Reproduce the listing that follows with no differences at all.

-- Begin Source material --

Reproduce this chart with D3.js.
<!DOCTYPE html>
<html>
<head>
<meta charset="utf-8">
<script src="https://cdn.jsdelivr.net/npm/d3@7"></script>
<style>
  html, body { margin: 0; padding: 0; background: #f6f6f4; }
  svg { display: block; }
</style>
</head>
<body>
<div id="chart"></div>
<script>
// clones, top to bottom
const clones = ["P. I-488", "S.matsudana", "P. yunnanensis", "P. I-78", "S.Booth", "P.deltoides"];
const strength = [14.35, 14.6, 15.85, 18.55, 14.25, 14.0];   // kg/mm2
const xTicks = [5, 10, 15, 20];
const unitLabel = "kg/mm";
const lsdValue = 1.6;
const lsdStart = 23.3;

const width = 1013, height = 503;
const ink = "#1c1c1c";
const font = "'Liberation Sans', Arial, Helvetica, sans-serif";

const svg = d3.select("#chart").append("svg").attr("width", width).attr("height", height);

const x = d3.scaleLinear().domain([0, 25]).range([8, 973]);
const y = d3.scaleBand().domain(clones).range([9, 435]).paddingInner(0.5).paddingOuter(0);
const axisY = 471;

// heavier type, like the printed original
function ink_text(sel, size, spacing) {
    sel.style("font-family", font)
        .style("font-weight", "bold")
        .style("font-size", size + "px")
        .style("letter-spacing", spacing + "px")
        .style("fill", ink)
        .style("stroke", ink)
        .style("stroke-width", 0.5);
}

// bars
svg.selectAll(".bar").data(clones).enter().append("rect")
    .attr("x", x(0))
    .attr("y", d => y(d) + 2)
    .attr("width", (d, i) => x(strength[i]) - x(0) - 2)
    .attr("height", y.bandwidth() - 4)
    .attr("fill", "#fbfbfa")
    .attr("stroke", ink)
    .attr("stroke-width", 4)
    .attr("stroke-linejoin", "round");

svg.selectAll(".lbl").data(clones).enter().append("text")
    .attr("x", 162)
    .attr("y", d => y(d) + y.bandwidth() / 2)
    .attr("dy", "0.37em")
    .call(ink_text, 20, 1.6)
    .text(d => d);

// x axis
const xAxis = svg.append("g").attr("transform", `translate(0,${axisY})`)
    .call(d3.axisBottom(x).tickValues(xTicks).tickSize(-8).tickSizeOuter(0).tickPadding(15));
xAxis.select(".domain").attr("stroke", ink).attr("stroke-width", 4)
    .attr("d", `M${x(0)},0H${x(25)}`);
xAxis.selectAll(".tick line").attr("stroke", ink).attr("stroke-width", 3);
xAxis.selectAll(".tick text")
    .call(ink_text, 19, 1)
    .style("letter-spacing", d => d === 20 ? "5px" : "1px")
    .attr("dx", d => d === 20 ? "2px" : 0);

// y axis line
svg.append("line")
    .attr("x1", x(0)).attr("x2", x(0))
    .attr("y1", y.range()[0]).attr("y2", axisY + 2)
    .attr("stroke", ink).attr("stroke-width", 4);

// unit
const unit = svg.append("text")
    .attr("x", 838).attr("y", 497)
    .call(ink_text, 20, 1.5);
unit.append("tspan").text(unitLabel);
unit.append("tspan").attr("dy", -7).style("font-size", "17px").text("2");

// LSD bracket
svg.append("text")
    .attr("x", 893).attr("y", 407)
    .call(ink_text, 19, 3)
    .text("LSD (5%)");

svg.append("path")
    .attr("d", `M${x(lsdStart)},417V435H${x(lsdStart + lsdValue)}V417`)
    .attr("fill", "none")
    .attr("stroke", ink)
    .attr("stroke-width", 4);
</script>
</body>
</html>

-- End Source material --

■ **Task solution**:
Reproduce this chart with D3.js.
<!DOCTYPE html>
<html>
<head>
<meta charset="utf-8">
<script src="https://cdn.jsdelivr.net/npm/d3@7"></script>
<style>
  html, body { margin: 0; padding: 0; background: #f6f6f4; }
  svg { display: block; }
</style>
</head>
<body>
<div id="chart"></div>
<script>
// clones, top to bottom
const clones = ["P. I-488", "S.matsudana", "P. yunnanensis", "P. I-78", "S.Booth", "P.deltoides"];
const strength = [14.35, 14.6, 15.85, 18.55, 14.25, 14.0];   // kg/mm2
const xTicks = [5, 10, 15, 20];
const unitLabel = "kg/mm";
const lsdValue = 1.6;
const lsdStart = 23.3;

const width = 1013, height = 503;
const ink = "#1c1c1c";
const font = "'Liberation Sans', Arial, Helvetica, sans-serif";

const svg = d3.select("#chart").append("svg").attr("width", width).attr("height", height);

const x = d3.scaleLinear().domain([0, 25]).range([8, 973]);
const y = d3.scaleBand().domain(clones).range([9, 435]).paddingInner(0.5).paddingOuter(0);
const axisY = 471;

// heavier type, like the printed original
function ink_text(sel, size, spacing) {
    sel.style("font-family", font)
        .style("font-weight", "bold")
        .style("font-size", size + "px")
        .style("letter-spacing", spacing + "px")
        .style("fill", ink)
        .style("stroke", ink)
        .style("stroke-width", 0.5);
}

// bars
svg.selectAll(".bar").data(clones).enter().append("rect")
    .attr("x", x(0))
    .attr("y", d => y(d) + 2)
    .attr("width", (d, i) => x(strength[i]) - x(0) - 2)
    .attr("height", y.bandwidth() - 4)
    .attr("fill", "#fbfbfa")
    .attr("stroke", ink)
    .attr("stroke-width", 4)
    .attr("stroke-linejoin", "round");

svg.selectAll(".lbl").data(clones).enter().append("text")
    .attr("x", 162)
    .attr("y", d => y(d) + y.bandwidth() / 2)
    .attr("dy", "0.37em")
    .call(ink_text, 20, 1.6)
    .text(d => d);

// x axis
const xAxis = svg.append("g").attr("transform", `translate(0,${axisY})`)
    .call(d3.axisBottom(x).tickValues(xTicks).tickSize(-8).tickSizeOuter(0).tickPadding(15));
xAxis.select(".domain").attr("stroke", ink).attr("stroke-width", 4)
    .attr("d", `M${x(0)},0H${x(25)}`);
xAxis.selectAll(".tick line").attr("stroke", ink).attr("stroke-width", 3);
xAxis.selectAll(".tick text")
    .call(ink_text, 19, 1)
    .style("letter-spacing", d => d === 20 ? "5px" : "1px")
    .attr("dx", d => d === 20 ? "2px" : 0);

// y axis line
svg.append("line")
    .attr("x1", x(0)).attr("x2", x(0))
    .attr("y1", y.range()[0]).attr("y2", axisY + 2)
    .attr("stroke", ink).attr("stroke-width", 4);

// unit
const unit = svg.append("text")
    .attr("x", 838).attr("y", 497)
    .call(ink_text, 20, 1.5);
unit.append("tspan").text(unitLabel);
unit.append("tspan").attr("dy", -7).style("font-size", "17px").text("2");

// LSD bracket
svg.append("text")
    .attr("x", 893).attr("y", 407)
    .call(ink_text, 19, 3)
    .text("LSD (5%)");

svg.append("path")
    .attr("d", `M${x(lsdStart)},417V435H${x(lsdStart + lsdValue)}V417`)
    .attr("fill", "none")
    .attr("stroke", ink)
    .attr("stroke-width", 4);
</script>
</body>
</html>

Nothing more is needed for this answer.